The 31-year-old Swisher opened the season by coming to camp in noticeably improved shape — “It’s the best-looking I’ve ever been,” he joked — and he mashed in Spring Training (.323/.344/.710). He carried that over into the start of the regular season, going 17-for-60 (.283) with four homers in the team’s first 15 games. By the end of the month he owned a .284/.355/.617 batting line with six homers in 21 games. May was rough, but by the All-Star break he had his season line at .262/.336/.477.
By Swisher’s standards, that actually wasn’t all that good. He was hitting for power and a not horrible average, but the walks just weren’t there. Walks are a Swisher trademark, and he got back on the horse and became a free pass machine in the second half…
The Yankees were fading in the standings but it wasn’t because of their right fielder. Swisher hit .298/.392/.510 in the first month after the All-Star break and carried a .272/.356/.485 batting line into the season’s final month. While everyone focused on the Orioles, the rejuvenated Ichiro Suzuki, and the molten hot Robinson Cano, Swisher quietly hit .407/.521/.661 with more walks (14) than strikeouts (12) in the final three weeks of the season to help the Yankees keep the Orioles at bay. He capped the year off with a 7-for-11 series against the Red Sox, singling with the bases loaded in his final at-bat of the season.

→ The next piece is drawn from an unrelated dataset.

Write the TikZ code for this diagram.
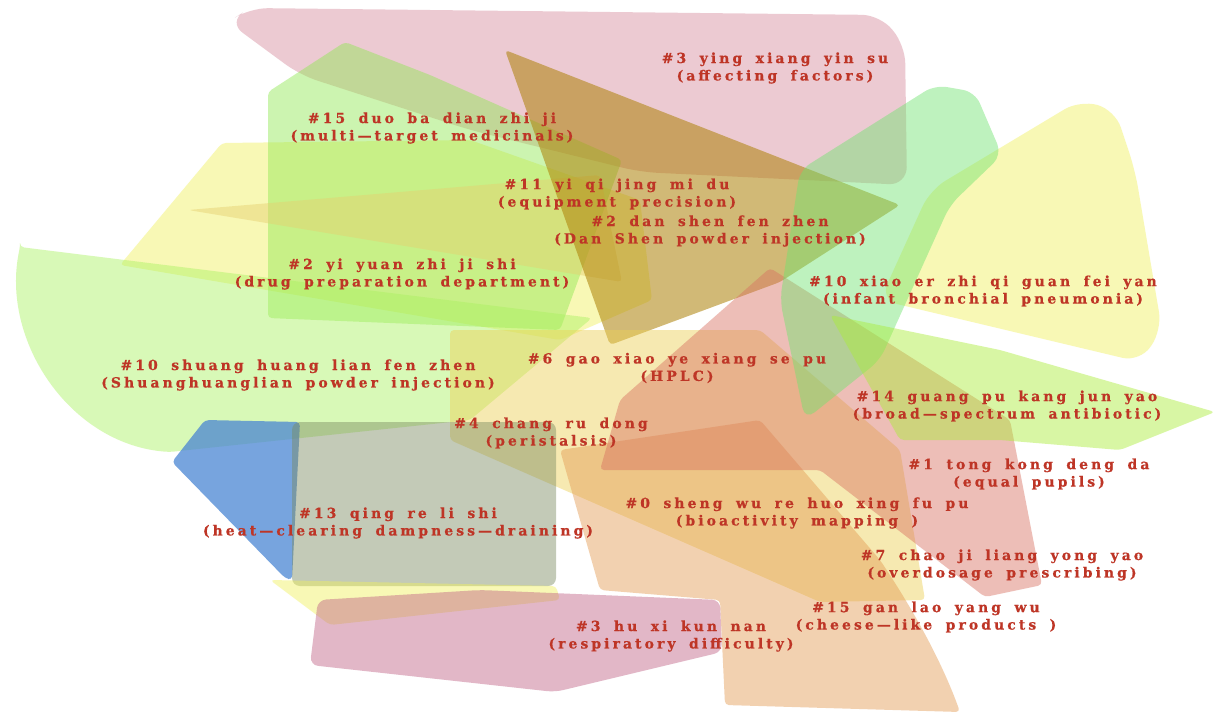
\documentclass[tikz,border=0pt]{standalone}
\usepackage{fontspec}
\usepackage{xcolor}
\usetikzlibrary{backgrounds}
\newfontfamily\hullfont[UprightFont={* Bold},FakeBold=0.6,LetterSpace=22,WordSpace=1.7]{DejaVu Serif}
\definecolor{hullColorA}{HTML}{DB97A6}
\definecolor{hullColorB}{HTML}{AD8106}
\definecolor{hullColorC}{HTML}{8EE850}
\definecolor{hullColorD}{HTML}{F0F05B}
\definecolor{hullColorE}{HTML}{E6D070}
\definecolor{hullColorF}{HTML}{AAF261}
\definecolor{hullColorG}{HTML}{4A86D3}
\definecolor{hullColorH}{HTML}{7A8A60}
\definecolor{hullColorI}{HTML}{BF6185}
\definecolor{hullColorJ}{HTML}{E49B52}
\definecolor{hullColorK}{HTML}{EDD054}
\definecolor{hullColorL}{HTML}{D87060}
\definecolor{hullColorM}{HTML}{6FE46F}
\definecolor{hullColorN}{HTML}{AAED37}
\definecolor{labelTextColor}{HTML}{BE3526}
\def\textA{\#3 ying xiang yin su\\(affecting factors)}
\def\textB{\#15 duo ba dian zhi ji\\(multi—target medicinals)}
\def\textC{\#11 yi qi jing mi du\\(equipment precision)}
\def\textD{\#2 dan shen fen zhen\\(Dan Shen powder injection)}
\def\textE{\#2 yi yuan zhi ji shi\\(drug preparation department)}
\def\textF{\#10 xiao er zhi qi guan fei yan\\(infant bronchial pneumonia)}
\def\textG{\#10 shuang huang lian fen zhen\\(Shuanghuanglian powder injection)}
\def\textH{\#6 gao xiao ye xiang se pu\\(HPLC)}
\def\textI{\#14 guang pu kang jun yao\\(broad—spectrum antibiotic)}
\def\textJ{\#4 chang ru dong\\(peristalsis)}
\def\textK{\#1 tong kong deng da\\(equal pupils)}
\def\textL{\#13 qing re li shi\\(heat—clearing dampness—draining)}
\def\textM{\#0 sheng wu re huo xing fu pu\\(bioactivity mapping )}
\def\textN{\#7 chao ji liang yong yao\\(overdosage prescribing)}
\def\textO{\#15 gan lao yang wu\\(cheese—like products )}
\def\textP{\#3 hu xi kun nan\\(respiratory difficulty)}

\begin{document}
\begin{tikzpicture}[x=1bp,y=-1bp,
  hull/.style={fill opacity=0.45, rounded corners=4bp},
  clusterlabel/.style={text=labelTextColor, align=center, inner sep=0pt,
    font=\hullfont\fontsize{14}{17.5}\selectfont}]

% white page
\fill[white] (0, 0) rectangle (1218, 715);
\useasboundingbox (0, 0) rectangle (1218, 715);

% hull layer
\begin{scope}
\fill[hull, color=hullColorA, fill opacity=0.5, rounded corners=18bp] (250, 8) -- (880, 15) -- (905, 45)
  -- (907, 185) -- (640, 172) -- (470, 130) -- (300, 75) -- (228, 22) -- cycle;
\fill[hull, color=hullColorD] (222, 143) -- (470, 140) -- (640, 200) -- (652, 300)
  -- (560, 340) -- (120, 265) -- cycle;
\fill[hull, color=hullColorC] (268, 92) -- (345, 42) -- (430, 75) -- (622, 160)
  -- (560, 330) -- (268, 318) -- cycle;
\fill[hull, color=hullColorE] (188, 210) -- (600, 175) -- (622, 282) -- cycle;
\fill[hull, color=hullColorB, fill opacity=0.55] (505, 50) -- (900, 205) -- (780, 282) -- (610, 345) -- cycle;
\fill[hull, color=hullColorF] (20, 247) -- (592, 318) -- (470, 420) -- (170, 452)
  .. controls (70, 445) and (0, 340) .. (20, 247) -- cycle;
\fill[hull, color=hullColorK] (450, 330) -- (760, 330) -- (900, 450) -- (925, 600)
  -- (820, 602) -- (450, 440) -- cycle;
\fill[hull, color=hullColorG, fill opacity=0.75] (205, 420) -- (300, 422) -- (292, 580)
  -- (285, 578) -- (172, 462) -- cycle;
\fill[hull, color=hullColorH, rounded corners=8bp] (292, 422) rectangle (556, 586);
\fill[hull, color=hullColorD] (270, 580) -- (556, 586) -- (560, 600) -- (330, 625) -- cycle;
\fill[hull, color=hullColorJ] (560, 450) -- (760, 420) -- (880, 560)
  .. controls (920, 620) and (945, 670) .. (960, 712) -- (725, 705) -- (720, 600) -- (600, 590) -- cycle;
\fill[hull, color=hullColorI, rounded corners=8bp] (318, 600) -- (480, 590) -- (720, 600)
  -- (722, 652) -- (555, 692) -- (310, 665) -- cycle;
\fill[hull, color=hullColorL] (770, 268) -- (1010, 420) -- (1042, 585) -- (985, 597)
  -- (820, 470) -- (600, 470) -- (620, 400) -- cycle;
\fill[hull, color=hullColorD, rounded corners=18bp] (930, 190) -- (1080, 100) -- (1115, 110)
  -- (1135, 170) -- (1162, 330) -- (1140, 362) -- (880, 300) -- cycle;
\fill[hull, color=hullColorM, rounded corners=12bp] (800, 170) -- (935, 85) -- (975, 92)
  -- (1002, 155) -- (950, 205) -- (880, 360) -- (805, 420) -- (780, 300) -- cycle;
\fill[hull, color=hullColorN] (830, 315) -- (1000, 350) -- (1215, 412) -- (1120, 450)
  -- (1000, 440) -- (900, 440) -- cycle;
\end{scope}

% label layer
\begin{scope}
\node[clusterlabel] (clusterA) at (775, 68) {\textA};
\node[clusterlabel] (clusterB) at (432, 128) {\textB};
\node[clusterlabel] (clusterC) at (617, 194) {\textC};
\node[clusterlabel] (clusterD) at (710, 231) {\textD};
\node[clusterlabel] (clusterE) at (402, 274) {\textE};
\node[clusterlabel] (clusterF) at (983, 291) {\textF};
\node[clusterlabel] (clusterG) at (298, 375) {\textG};
\node[clusterlabel] (clusterH) at (677, 368) {\textH};
\node[clusterlabel] (clusterI) at (1007, 406) {\textI};
\node[clusterlabel] (clusterJ) at (551, 433) {\textJ};
\node[clusterlabel] (clusterK) at (1029, 474) {\textK};
\node[clusterlabel] (clusterL) at (398, 523) {\textL};
\node[clusterlabel] (clusterM) at (797, 513) {\textM};
\node[clusterlabel] (clusterN) at (1002, 565) {\textN};
\node[clusterlabel] (clusterO) at (926, 617) {\textO};
\node[clusterlabel] (clusterP) at (671, 636) {\textP};
\end{scope}

\end{tikzpicture}
\end{document}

Swisher got painted with the unclutch brush a long time ago, but he was (by far) the team’s best hitter with runners in scoring position in 2012. He put up a .301/.406/.589 batting line in 181 plate appearances with men on second and/or third, a 164 wRC+ that ranked fourth among all hitters in those situations this year (min. 150 plate appearances). His docket of big hits included this extra innings homer against the Orioles, this huge game against the Red Sox (the 15-9 comeback win), and this go-ahead homer against the Braves.
When Mark Teixeira went down for more than a month with a calf injury, Swisher stepped in at first base and the Yankees didn’t miss a beat. He started 27 games at first and played 41 games at the position overall, his most since 2008 with the White Sox and more than the first three years of his Yankees career combined. Swisher avoided the DL for the seventh straight season — he did miss a week with a hamstring issue in May and another week with a hip issue in July — though he did dip below 150 games played for the first time since 2005. He only made it into 148 games in 2012.
Swisher’s season ended with another poor postseason showing (5-for-30, .167), something that unfortunately became a trend during his four years in New York. The Yankees will probably never come out and say it, but I think the playoff struggles are at least part of the reason why they’re comfortable letting him walk as a free agent this winter. His Yankees career will likely come to an end this winter with a .268/.367/.483 batting line (128 wRC+) batting line in 498 games and 2,501 plate appearances. Swisher’s performance this year — .272/.364/.473 (128 wRC+) with 24 homers — was one of the team’s three best offensively and a big reason why they held off the Orioles to win the AL East.